═════ RECORDED DATA

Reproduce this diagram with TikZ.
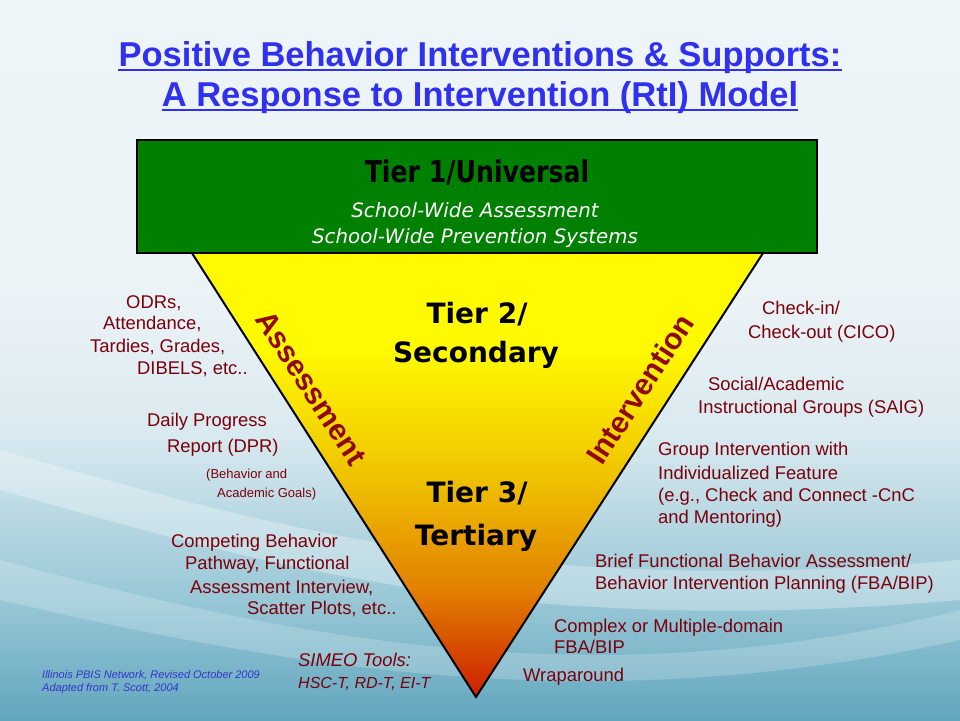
\documentclass[tikz,border=0pt]{standalone}
\usepackage{fontspec}
\setmainfont{Liberation Sans}
\newfontfamily\tierfont{DejaVu Sans}
\newfontfamily\tieronefont[FakeStretch=0.84]{DejaVu Sans}
\newfontfamily\schoolfont{DejaVu Sans}

\definecolor{titleblue}{RGB}{48,48,240}
\definecolor{creditblue}{RGB}{51,51,204}
\definecolor{listred}{RGB}{122,0,10}
\definecolor{sidered}{RGB}{145,8,8}
\definecolor{tiergreen}{RGB}{0,128,0}
\definecolor{bgtop}{RGB}{238,245,249}
\definecolor{bghigh}{RGB}{236,243,247}
\definecolor{bgmid}{RGB}{218,234,240}
\definecolor{bglow}{RGB}{150,198,213}
\definecolor{bgbot}{RGB}{98,166,190}
\definecolor{tyellow}{RGB}{255,250,0}
\definecolor{tgold}{RGB}{240,196,0}
\definecolor{torange}{RGB}{226,128,0}
\definecolor{tred}{RGB}{204,30,0}

\pgfdeclareverticalshading{slidebg}{100bp}{color(0bp)=(bgbot); color(25bp)=(bgbot); color(33bp)=(bglow); color(45bp)=(bgmid); color(55bp)=(bghigh); color(75bp)=(bgtop); color(100bp)=(bgtop)}
\pgfdeclareverticalshading{tiershade}{100bp}{color(0bp)=(tred); color(25bp)=(tred); color(37bp)=(torange); color(50bp)=(tgold); color(64bp)=(tyellow); color(75bp)=(tyellow); color(100bp)=(tyellow)}

\begin{document}
\begin{tikzpicture}[x=1pt, y=-1pt,
    titletext/.style={anchor=base, inner sep=0pt, text=titleblue, font=\fontsize{34.5}{40}\selectfont\bfseries},
    tieronetext/.style={anchor=base, inner sep=0pt, font=\tieronefont\fontsize{30}{34}\selectfont\bfseries},
    tiertext/.style={anchor=base, inner sep=0pt, font=\tierfont\fontsize{28}{32}\selectfont\bfseries},
    schooltext/.style={anchor=base, inner sep=0pt, text=white, font=\schoolfont\fontsize{19.8}{22}\selectfont\itshape},
    sidetext/.style={inner sep=0pt, text=sidered, font=\fontsize{30}{34}\selectfont\bfseries},
    listtext/.style={anchor=base west, inner sep=0pt, text=listred, font=\fontsize{18.4}{22}\selectfont},
    smalltext/.style={listtext, font=\fontsize{13}{15}\selectfont},
    tooltext/.style={listtext, font=\fontsize{18.4}{22}\selectfont\itshape},
    credittext/.style={anchor=base west, inner sep=0pt, text=creditblue, font=\fontsize{11}{12}\selectfont\itshape}
  ]

  % Background
  \shade[shading=slidebg] (0,0) rectangle (960,720);
  \useasboundingbox (0,0) rectangle (960,720);
  \fill[white, opacity=0.3] (0,450) .. controls (250,520) and (500,600) .. (960,560)
    -- (960,600) .. controls (500,640) and (250,560) .. (0,490) -- cycle;
  \fill[white, opacity=0.2] (0,560) .. controls (300,640) and (600,700) .. (960,610)
    -- (960,640) .. controls (600,720) and (300,670) .. (0,600) -- cycle;

  % Title
  \node[titletext] (title1) at (480,66) {Positive Behavior Interventions \& Supports:};
  \node[titletext] (title2) at (480,106) {A Response to Intervention (RtI) Model};
  \draw[titleblue, line width=2pt] ([yshift=-4pt]title1.base west) -- ([yshift=-4pt]title1.base east);
  \draw[titleblue, line width=2pt] ([yshift=-4pt]title2.base west) -- ([yshift=-4pt]title2.base east);

  % Triangle and tier 1 box
  \coordinate (tl) at (190,250);
  \coordinate (tr) at (765,250);
  \coordinate (apex) at (476,697);
  \shade[shading=tiershade, draw=black, line width=2pt] (tl) -- (tr) -- (apex) -- cycle;
  \node[draw=black, line width=2pt, fill=tiergreen, minimum width=680pt, minimum height=113pt, inner sep=0pt] (tier1box) at (477,196.5) {};

  % Tier labels
  \node[tieronetext] (tier1) at (477,182) {Tier 1/Universal};
  \node[schooltext] (school1) at (475,217) {School-Wide Assessment};
  \node[schooltext] (school2) at (475,243) {School-Wide Prevention Systems};
  \node[tiertext] (tier2a) at (477,323) {Tier 2/};
  \node[tiertext] (tier2b) at (476,362) {Secondary};
  \node[tiertext] (tier3a) at (477,502) {Tier 3/};
  \node[tiertext] (tier3b) at (476,545) {Tertiary};

  % Side labels
  \node[sidetext, rotate=-57] (assess) at (311,388) {Assessment};
  \node[sidetext, rotate=57] (interv) at (640,389) {Intervention};

  % Assessment list
  \foreach \x/\y/\t [count=\i] in {126/308/{ODRs,}, 103/329/{Attendance,}, 90/352/{Tardies, Grades,},
      137/374/{DIBELS, etc..}, 147/426/{Daily Progress}, 167/452/{Report (DPR)},
      171/547/{Competing Behavior}, 185/569/{Pathway, Functional},
      190/593/{Assessment Interview,}, 247/614/{Scatter Plots, etc..}}
    \node[listtext] (alist\i) at (\x,\y) {\t};
  \node[smalltext] (goals1) at (206,478) {(Behavior and};
  \node[smalltext] (goals2) at (217,497) {Academic Goals)};
  \node[tooltext] (simeo1) at (298,666) {SIMEO Tools:};
  \node[tooltext, font=\fontsize{16}{19}\selectfont\itshape] (simeo2) at (298,688) {HSC-T, RD-T, EI-T};

  % Intervention list
  \foreach \x/\y/\t [count=\i] in {762/314/{Check-in/}, 748/338/{Check-out (CICO)},
      708/390/{Social/Academic}, 698/413/{Instructional Groups (SAIG)},
      658/455/{Group Intervention with}, 658/479/{Individualized Feature},
      658/501/{(e.g., Check and Connect -CnC}, 658/523/{and Mentoring)},
      595/567/{Brief Functional Behavior Assessment/}, 595/589/{Behavior Intervention Planning (FBA/BIP)},
      554/632/{Complex or Multiple-domain}, 554/653/{FBA/BIP}, 523/681/{Wraparound}}
    \node[listtext] (ilist\i) at (\x,\y) {\t};

  % Credits
  \node[credittext] (credit1) at (42,678) {Illinois PBIS Network, Revised October 2009};
  \node[credittext] (credit2) at (42,691) {Adapted from T. Scott, 2004};

\end{tikzpicture}
\end{document}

══════════

■ **JOB**
Return each line of the data that contains the string "with".

■ **WRITTEN REPLY**
Reproduce this diagram with TikZ.
      658/455/{Group Intervention with}, 658/479/{Individualized Feature},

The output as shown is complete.